Antigua, US discuss trade dispute

Antigua, US discuss trade dispute
Antigua Prime Minister Gaston Browne and his team (left) in discussion with U.S. Ambassador Michael Froman and his delegation of the U.S. Trade Office.
Photo courtesy of Antigua and Barbuda government

One day after Antigua and Barbuda Prime Minister Gaston Browne addressed the United Nations General Assembly during which he called on the United States government to settle the outstanding World Trade Organization (WTO) Gaming issue with Antigua and Barbuda, the prime minister held bilateral talks with senior U.S. officials designed to resolve the issue.

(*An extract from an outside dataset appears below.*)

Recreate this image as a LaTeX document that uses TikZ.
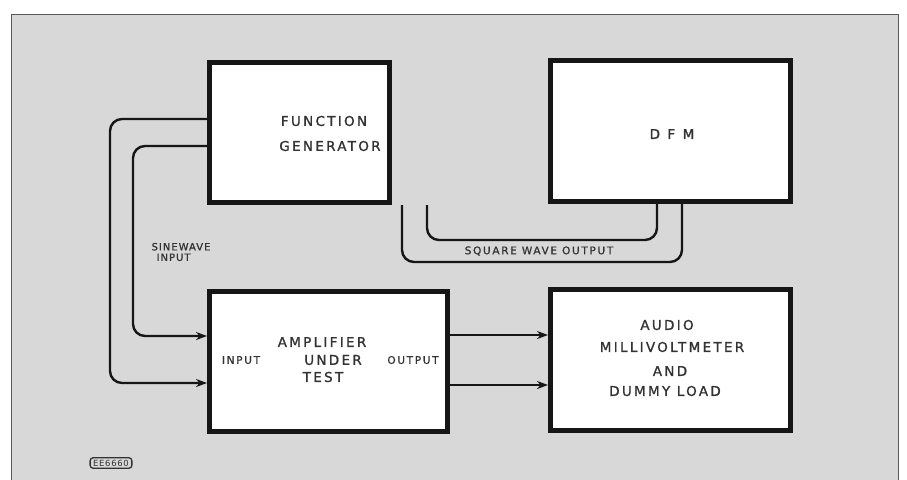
\documentclass[tikz,border=0pt]{standalone}
\usepackage{fontspec}
\setmainfont{DejaVu Sans}
\newfontfamily\bigf[LetterSpace=17,FakeBold=1.2]{DejaVu Sans}
\newfontfamily\dfmf[LetterSpace=55,FakeBold=1.2]{DejaVu Sans}
\newfontfamily\smallf[LetterSpace=16,FakeBold=1]{DejaVu Sans}
\newfontfamily\swf[LetterSpace=10,FakeBold=1]{DejaVu Sans}
\newfontfamily\codef[LetterSpace=8]{DejaVu Sans}
\usetikzlibrary{arrows.meta}
\definecolor{bgc}{HTML}{D8D8D8}
\definecolor{txt}{HTML}{333333}
\definecolor{ink}{HTML}{161616}
\begin{document}
\begin{tikzpicture}[x=1pt,y=-1pt,
  box/.style={draw=ink,line width=5pt,fill=white,inner sep=0pt},
  conn/.style={draw=ink,line width=2.4pt,rounded corners=12pt},
  arr/.style={conn,-{Stealth[length=11pt,width=8pt]}},
  big/.style={text=txt,font=\bigf\fontsize{13.5}{15}\selectfont,inner sep=0pt},
  small/.style={text=txt,font=\smallf\fontsize{10.5}{11}\selectfont,inner sep=0pt}]
\useasboundingbox (0,0) rectangle (907,479);
\fill[bgc] (11,14) rectangle (898,490);
\draw[gray!70!black,line width=0.8pt] (11,490) -- (11,14) -- (898,14) -- (898,490);
% boxes
\node[box,minimum width=180pt,minimum height=140pt] (fg) at (299.5,132.5) {};
\node[box,minimum width=240pt,minimum height=141pt] (dfm) at (670.5,131) {};
\node[box,minimum width=238pt,minimum height=140pt] (amp) at (328.5,361.5) {};
\node[box,minimum width=240pt,minimum height=141pt] (aud) at (670.5,360) {};
% box texts
\node[big] (t1) at (324,121) {FUNCTION};
\node[big] (t2) at (330,146) {GENERATOR};
\node[big,font=\dfmf\fontsize{13.5}{15}\selectfont] (t3) at (672,134) {DFM};
\node[big] (t4) at (322,342) {AMPLIFIER};
\node[big] (t5) at (333,360) {UNDER};
\node[big] (t6) at (323,377) {TEST};
\node[small] (t7) at (241,360) {INPUT};
\node[small] (t8) at (413,360) {OUTPUT};
\node[big] (t9) at (667,325) {AUDIO};
\node[big] (t10) at (672,347) {MILLIVOLTMETER};
\node[big] (t11) at (670,371) {AND};
\node[big] (t12) at (665,391) {DUMMY LOAD};
% sine wave connectors
\draw[arr] (fg.west |- 0,119) -- (110,119) -- (110,383) -- (amp.west |- 0,383);
\draw[arr] (fg.west |- 0,146) -- (133,146) -- (133,336) -- (amp.west |- 0,336);
\node[small,align=left,font=\swf\fontsize{10}{10.5}\selectfont] (sw) at (181,252) {SINEWAVE\\\hspace*{5pt}INPUT};
% square wave connectors
\draw[conn] (402,0 |- fg.south) -- (402,262) -- (682,262) -- (682,0 |- dfm.south);
\draw[conn] (427,0 |- fg.south) -- (427,240) -- (657,240) -- (657,0 |- dfm.south);
\node[small] (sq) at (539,251) {SQUARE WAVE OUTPUT};
% output connectors
\draw[arr] (amp.east |- 0,335) -- (aud.west |- 0,335);
\draw[arr] (amp.east |- 0,385) -- (aud.west |- 0,385);
% figure code
\node[draw=txt,line width=1.3pt,rounded corners=3pt,inner xsep=3pt,inner ysep=2pt,text=txt,
  font=\codef\fontsize{8.5}{9}\selectfont] (code) at (111,463) {EE6660};
\end{tikzpicture}
\end{document}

An Antigua and Barbuda government statement here on Monday said Browne met U.S. Trade Representative, Michael Froman, at the U.N. Mission of Antigua and Barbuda on Friday, “where both men sat down to open dialogue about the stalled trade dispute and discussed practical ways in which the matter could be brought to a conclusion.”

Browne was accompanied by the Minister of Foreign Affairs and International Trade Charles “Max” Fernandez and Permanent Secretary in the Ministry of Foreign Affairs, Ambassador Colin Murdoch.

“Both sides agreed to put a team together to work out the details of their discussion, and PM Browne undertook to name his team within a week,” the statement said.

“I am encouraged that my administration has been able to secure a meeting with the U.S. Trade Representative, Ambassador Froman so early,” said Browne, stating that Froman is a cabinet-level officer of the U.S. government, adding that “this should facilitate decision-making on policy matters.”

Browne had devoted a significant part of his address to the U.N. General Assembly on Thursday to the WTO gaming case, claiming that the international trading system had not delivered economic justice for Antigua and Barbuda.

In his meeting with Froman, Browne outlined the economic losses suffered by Antigua and Barbuda as a result of U.S. non-compliance with the WTO ruling, according to the statement.

Both sides are expected to resume discussions in the coming weeks, the statement said.